Only the number is needed: how many lines of the records include "this"?

--- start Given data ---

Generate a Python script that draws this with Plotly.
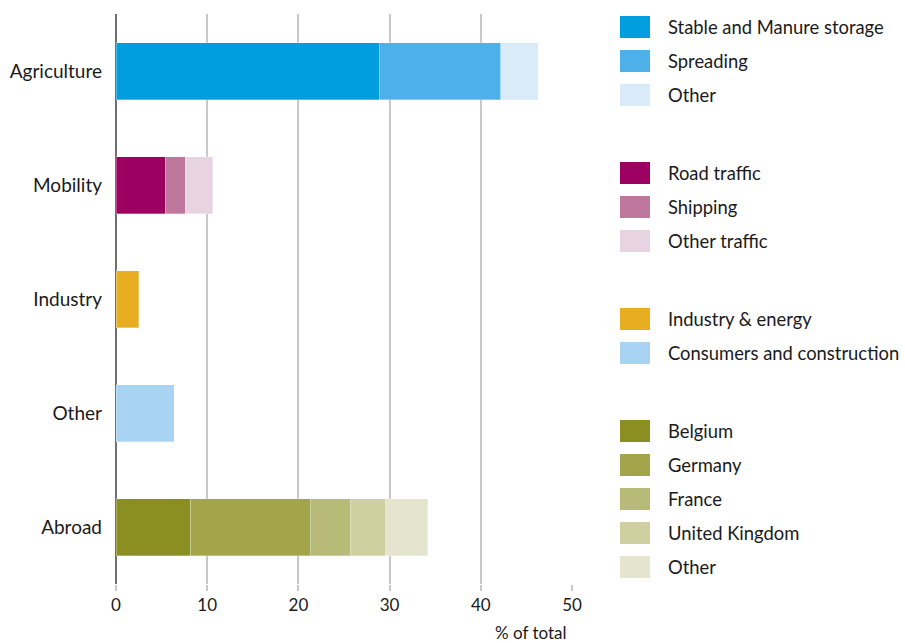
import plotly.graph_objects as go

categories = ["Agriculture", "Mobility", "Industry", "Other", "Abroad"]

agri_names = ["Stable and Manure storage", "Spreading", "Other"]
agri_values = [28.9, 13.3, 4.1]
agri_colors = ["#009DDF", "#4DB0E8", "#D9EAF9"]

mob_names = ["Road traffic", "Shipping", "Other traffic"]
mob_values = [5.4, 2.2, 3.0]
mob_colors = ["#9C0060", "#BE779D", "#E8D3E1"]

ind_names = ["Industry & energy"]
ind_values = [2.5]
ind_colors = ["#E8AE22"]

oth_names = ["Consumers and construction"]
oth_values = [6.4]
oth_colors = ["#A8D3F3"]

abr_names = ["Belgium", "Germany", "France", "United Kingdom", "Other"]
abr_values = [8.2, 13.1, 4.4, 3.9, 4.6]
abr_colors = ["#8B8F22", "#A2A549", "#B8BA77", "#CFCF9F", "#E5E5CF"]

groups = [
    ("Agriculture", agri_names, agri_values, agri_colors),
    ("Mobility", mob_names, mob_values, mob_colors),
    ("Industry", ind_names, ind_values, ind_colors),
    ("Other", oth_names, oth_values, oth_colors),
    ("Abroad", abr_names, abr_values, abr_colors),
]

# legend blocks (Industry and Other share one block)
legend_blocks = [
    list(zip(agri_names, agri_colors)),
    list(zip(mob_names, mob_colors)),
    list(zip(ind_names, ind_colors)) + list(zip(oth_names, oth_colors)),
    list(zip(abr_names, abr_colors)),
]

FONT = "Lato, 'Open Sans', sans-serif"
fig = go.Figure()
for cat, names, vals, cols in groups:
    for n, v, c in zip(names, vals, cols):
        fig.add_trace(go.Bar(
            y=[cat], x=[v], name=n, orientation="h",
            marker=dict(color=c, line=dict(color="rgba(255,255,255,0.5)", width=0.6)),
            width=0.5, showlegend=False,
        ))

W, H = 905, 643
L, R, T, B = 116, 333, 14, 59
pw = W - L - R
ph = H - T - B

def px_x(p):
    return (p - L) / pw

def px_y(p):
    return (H - B - p) / ph

shapes = []
annotations = []
row_y = 27
for block in legend_blocks:
    for n, c in block:
        shapes.append(dict(type="rect", xref="paper", yref="paper",
                           x0=px_x(620), x1=px_x(650), y0=px_y(row_y + 11), y1=px_y(row_y - 11),
                           fillcolor=c, line=dict(width=0)))
        annotations.append(dict(xref="paper", yref="paper", x=px_x(666), y=px_y(row_y),
                                text=n, showarrow=False, xanchor="left", yanchor="middle",
                                font=dict(family=FONT, size=18.4, color="#1a1a1a")))
        row_y += 34
    row_y += 44

annotations.append(dict(xref="paper", yref="paper", x=px_x(569), y=px_y(632),
                        text="% of total", showarrow=False, xanchor="right", yanchor="middle",
                        font=dict(family=FONT, size=17, color="#1a1a1a")))

fig.update_layout(
    width=W, height=H,
    margin=dict(l=L, r=R, t=T, b=B, autoexpand=False),
    barmode="stack",
    plot_bgcolor="white", paper_bgcolor="white",
    font=dict(family=FONT, size=19, color="#1a1a1a"),
    shapes=shapes, annotations=annotations,
    xaxis=dict(range=[0, 50], tickvals=[0, 10, 20, 30, 40, 50],
               showgrid=True, gridcolor="#C8C8C8", gridwidth=1.5,
               zeroline=True, zerolinecolor="#707070", zerolinewidth=1.5,
               ticks="outside", ticklen=6, tickcolor="#C8C8C8", tickwidth=1.5,
               tickfont=dict(size=17), showline=False, fixedrange=True,
               automargin=False),
    yaxis=dict(categoryorder="array", categoryarray=categories, autorange="reversed",
               showgrid=False, ticks="", tickfont=dict(size=19), showline=False,
               ticklabelstandoff=13, automargin=False),
)

fig.write_html("out.html", config={"displayModeBar": False},
               post_script="document.body.style.margin='0';")
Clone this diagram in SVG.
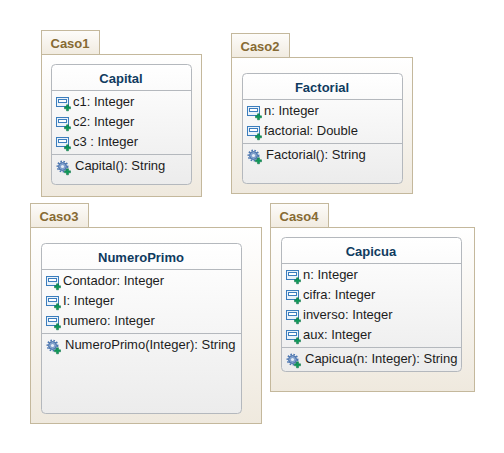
<svg xmlns="http://www.w3.org/2000/svg" width="504" height="453" viewBox="0 0 504 453">
<style>
text{font-family:"Liberation Sans",Arial,sans-serif;font-size:13px;fill:#1c1c1c}
.tab{fill:url(#tabG);stroke:#c4b89c;stroke-width:1}
.pkg{fill:url(#pkgG);stroke:#c4b89c;stroke-width:1}
.cls{fill:url(#clsG);stroke:#b4b8bd;stroke-width:1}
.sep{stroke:#b4b8bd;stroke-width:1;fill:none}
.pn{font-weight:bold;fill:#866a33}
.cn{font-weight:bold;fill:#0f3b5f;text-anchor:middle}
</style>
<defs>
<linearGradient id="tabG" x1="0" y1="0" x2="0" y2="1"><stop offset="0" stop-color="#fdfcfa"/><stop offset="1" stop-color="#f1ebe0"/></linearGradient>
<linearGradient id="pkgG" x1="0" y1="0" x2="0" y2="1"><stop offset="0" stop-color="#ffffff"/><stop offset="1" stop-color="#efe9de"/></linearGradient>
<linearGradient id="clsG" x1="0" y1="0" x2="0" y2="1"><stop offset="0" stop-color="#ffffff"/><stop offset="1" stop-color="#ececec"/></linearGradient>
<g id="plus"><path d="M-1-3h2v2h2v2h-2v2h-2v-2h-2v-2h2z" fill="#0f9a5a" stroke="#0a7042" stroke-width=".5"/></g>
<g id="attr">
<rect x=".5" y=".5" width="12" height="9" fill="#eaf2fa" stroke="#3b7dbd"/>
<rect x="2.500" y="2.500" width="8" height="3" fill="#fff" stroke="#3b7dbd"/>
<use href="#plus" x="11.500" y="10.800"/>
</g>
<g id="op">
<circle cx="6.500" cy="5.500" r="4" fill="#7f9fcb" stroke="#3c68a6" stroke-width="1"/>
<circle cx="6.500" cy="5.500" r="5.200" fill="none" stroke="#4a76b2" stroke-width="1.500" stroke-dasharray="1.600 1.500"/>
<circle cx="6.500" cy="5.500" r="1.600" fill="#e4ecf6"/>
<use href="#plus" x="11.500" y="10.800"/>
</g>
</defs>
<g id="caso1">
<rect class="pkg" x="41.500" y="54.500" width="160" height="142"/>
<rect class="tab" x="41.500" y="30.500" width="58" height="24"/>
<text class="pn" x="50.500" y="48">Caso1</text>
<g id="capital">
<rect class="cls" x="51.500" y="64.500" width="140" height="120" rx="4"/>
<path class="sep" d="M51.500 90.500h140M51.500 154.500h140"/>
<text class="cn" x="121" y="83">Capital</text>
<use href="#attr" x="56" y="97"/><text x="73" y="106">c1: Integer</text>
<use href="#attr" x="56" y="117"/><text x="73" y="126">c2: Integer</text>
<use href="#attr" x="56" y="137"/><text x="73" y="146">c3 : Integer</text>
<use href="#op" x="56" y="161"/><text x="75" y="170">Capital(): String</text>
</g>
</g>
<g id="caso2">
<rect class="pkg" x="231.500" y="57.500" width="181" height="136"/>
<rect class="tab" x="231.500" y="33.500" width="58" height="24"/>
<text class="pn" x="240.500" y="51">Caso2</text>
<g id="factorial">
<rect class="cls" x="242.500" y="73.500" width="160" height="110" rx="4"/>
<path class="sep" d="M242.500 99.500h160M242.500 143.500h160"/>
<text class="cn" x="322" y="92">Factorial</text>
<use href="#attr" x="247" y="106"/><text x="264" y="115">n: Integer</text>
<use href="#attr" x="247" y="126"/><text x="264" y="135">factorial: Double</text>
<use href="#op" x="247" y="150"/><text x="266" y="159">Factorial(): String</text>
</g>
</g>
<g id="caso3">
<rect class="pkg" x="30.500" y="227.500" width="231" height="196"/>
<rect class="tab" x="30.500" y="203.500" width="58" height="24"/>
<text class="pn" x="39.500" y="221">Caso3</text>
<g id="numeroprimo">
<rect class="cls" x="41.500" y="243.500" width="200" height="170" rx="4"/>
<path class="sep" d="M41.500 269.500h200M41.500 333.500h200"/>
<text class="cn" x="141" y="262">NumeroPrimo</text>
<use href="#attr" x="46" y="276"/><text x="63" y="285">Contador: Integer</text>
<use href="#attr" x="46" y="296"/><text x="63" y="305">I: Integer</text>
<use href="#attr" x="46" y="316"/><text x="63" y="325">numero: Integer</text>
<use href="#op" x="46" y="340"/><text x="65" y="349">NumeroPrimo(Integer): String</text>
</g>
</g>
<g id="caso4">
<rect class="pkg" x="270.500" y="227.500" width="204" height="164"/>
<rect class="tab" x="270.500" y="203.500" width="58" height="24"/>
<text class="pn" x="279.500" y="221">Caso4</text>
<g id="capicua">
<rect class="cls" x="281.500" y="237.500" width="180" height="134" rx="4"/>
<path class="sep" d="M281.500 263.500h180M281.500 347.500h180"/>
<text class="cn" x="371" y="256">Capicua</text>
<use href="#attr" x="286" y="270"/><text x="303" y="279">n: Integer</text>
<use href="#attr" x="286" y="290"/><text x="303" y="299">cifra: Integer</text>
<use href="#attr" x="286" y="310"/><text x="303" y="319">inverso: Integer</text>
<use href="#attr" x="286" y="330"/><text x="303" y="339">aux: Integer</text>
<use href="#op" x="286" y="354"/><text x="305" y="363">Capicua(n: Integer): String</text>
</g>
</g>
<g id="connectors"/>
</svg>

--- end Given data ---

■ The result:
2